If you would come into an inheritance...
finelikewine
"ONCE UPON A TIME, I HAD A VINYL." http://www.discogs.com/user/permabulker 1,416 Posts
and you would get 150000$ in cash, hypothetically speaking. And you would like to start a music related buisiness to make a living.
What would that be?
What would that be?
Comments
awesome! :balla:
Best bet, put the money into ads in the back of magazines saying 'songwriters wanted, lyrics needed'.
Then offer to set lyrics to your beats for a charge.
developing a customer base derived from your sales to customers on ebay is the way to go imho,or having your own website for teh rarers.
also - [and this is huge] guitars,amps,speakers,drum machines,synths,tape decks of all kinds,tape stock [used]pedals,mixers,rack gear,samplers etc.

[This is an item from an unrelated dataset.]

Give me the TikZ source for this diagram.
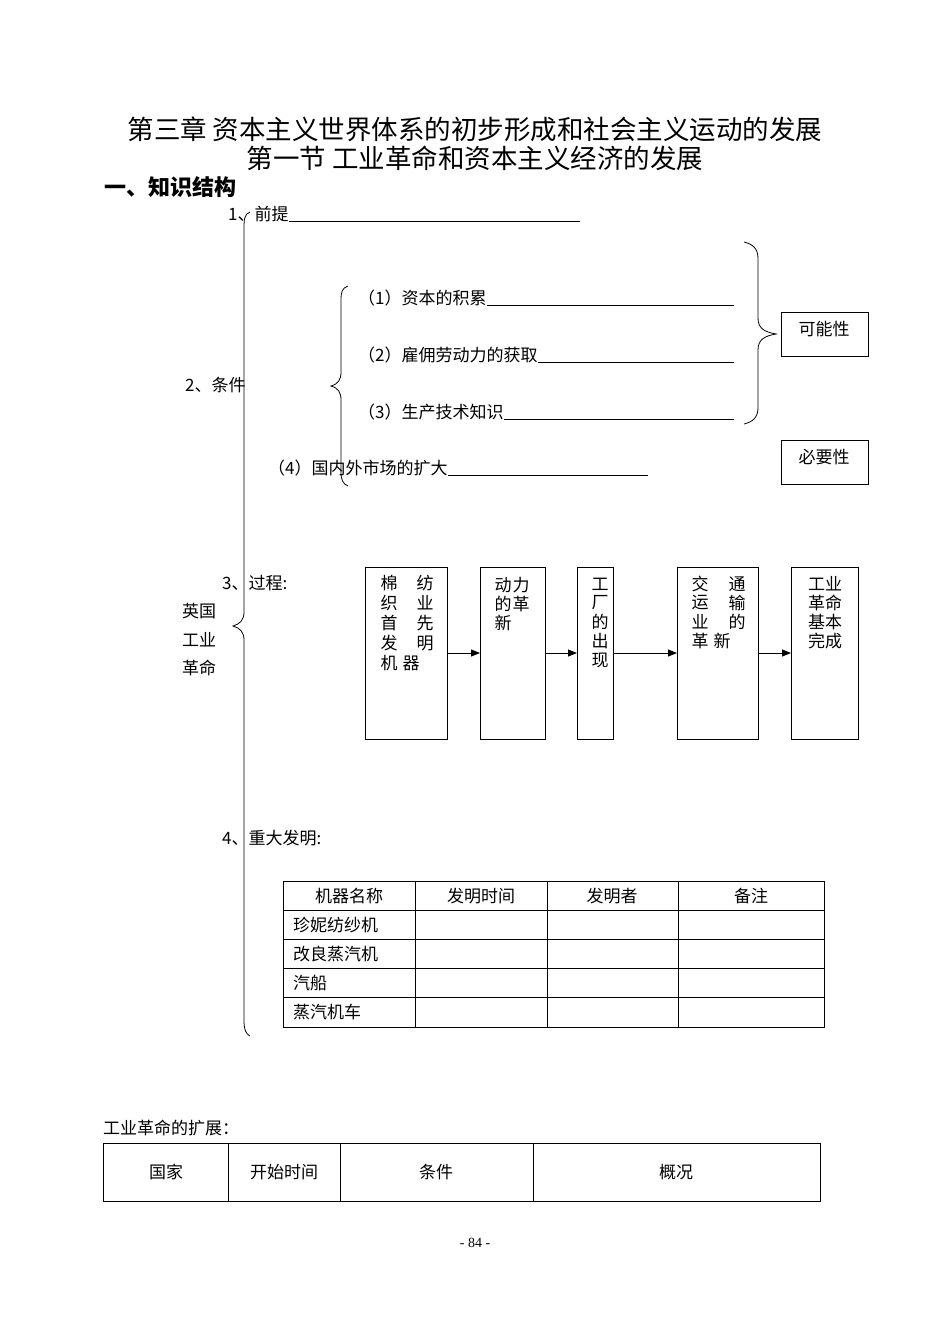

there is an endless amount of rack gear festering in studios all over the country that can be had for a pittance since computers/plugs are the rage and can marked up considerably and sold to " that guy" who has to have that one special piece to make that special sound that will satiate his musical thirst,and make him famous.
or a small venue if I had the contacts and an idea of what I was doing
An inheritance / personal benefactor would definitely help make this a reality
Is there money to be made manufacturing small-run vinyl these days?
With the upsurge in the market...seems like you might actually be able to make a go at this sort of thing right now. Boutique/local-related.
What might start-up costs be for that sort of endeavor these days?
Or is the market flooded already?
Who among us knoweth-the-deal?
Because that is where you should invest your money.
This is exactly what I do.
It's not a recipe for opulence.
the only thing that comes to mind would be to set up a professional recording studio with lots of desirable (vintage) gear, but this also largely depends on location, how skilled you are etc. friends of mine do this succesfully here in the netherlands and earn way more than you would think by renting the space out.
Real talk, Dont do it.
The only way to make legit money in the industry is by being a really popular touring artist and if you're not that already inheritance money wont help.I make more money in one night on tour as a member of my group then I have in 3 years running PL70 - and even if i was stealing money from the artists like a real label it still wouldn't change anything.
Unlike the days of yore, there's not even money in being a thief con artist label owner, what with streaming etc. Throwing money at PR and pressing things wont change anything. Owning a studio in 2013 is a fools dream with home recording and 64 bit plug ins heading in the direction they are, I know plenty of amazing studios - in LA - that have shut down because people just don't need them.
If this is for real, then don't look at this as us peeing on your dream.
Look at it as us advising you not to start a pay phone company in 1995.
You can follow dreams but you can't buy them....at least not for $150K
post, hypothetically speaking.
A friend of mine started small, 100 capacity bar with a booth, in time he added 2 more small venues each time increasing his patronage and reach with performers, bureaucrats, contractors, etc. 10 years on he is opening a venue for 800, owns a touring agency and design concern.
Really motivated and savvy dude, has a fun and rewarding life. Only person I really envy.
Then I would dance.
Hmmm... I was in that business for a while when it was good. But that industry has collapsed here. It's become a mature market and it goes like this:
Outside of a handful of massive "Brand Names" that are based in countries (like America's Davy Crockett hat) that give tax braekz to that industry, it's hard to make any money. COD, GTA, Halo, WOW have megabucks behind them, and dominate marketing. New-release-3AM-lines-around-the-block affairs.
At the other end of the spectrum, there are the bored bedroom-genius kids who knock out an iphone app in a couple of weeks and it strikes a chord and gets 3 million downloads in a month. Kid retires.
There were mid-sized games houses that were corporate owned and given a deal as a punt on becoming a brand name. Their accountants just do the sums and ask their staff how just one (1) Bored Kid (BK) can make (BK$) amount on an iphone app, while they have a team of twenty (20) payrolled staff not making them 20 X (BK$).
So they've all been closed down. It doesn't help that, at the behest of Marketing, they've been asked to bat out clones of the mega-brand names. But with less resources and time, of course. So the product is already off to a bad start.
Artist brother and his wife were laid off couple of years ago and are now freelance and doing well (he did my Einstein), but 95% of their work is not game-related. A lot of their ex-colleagues are struggling.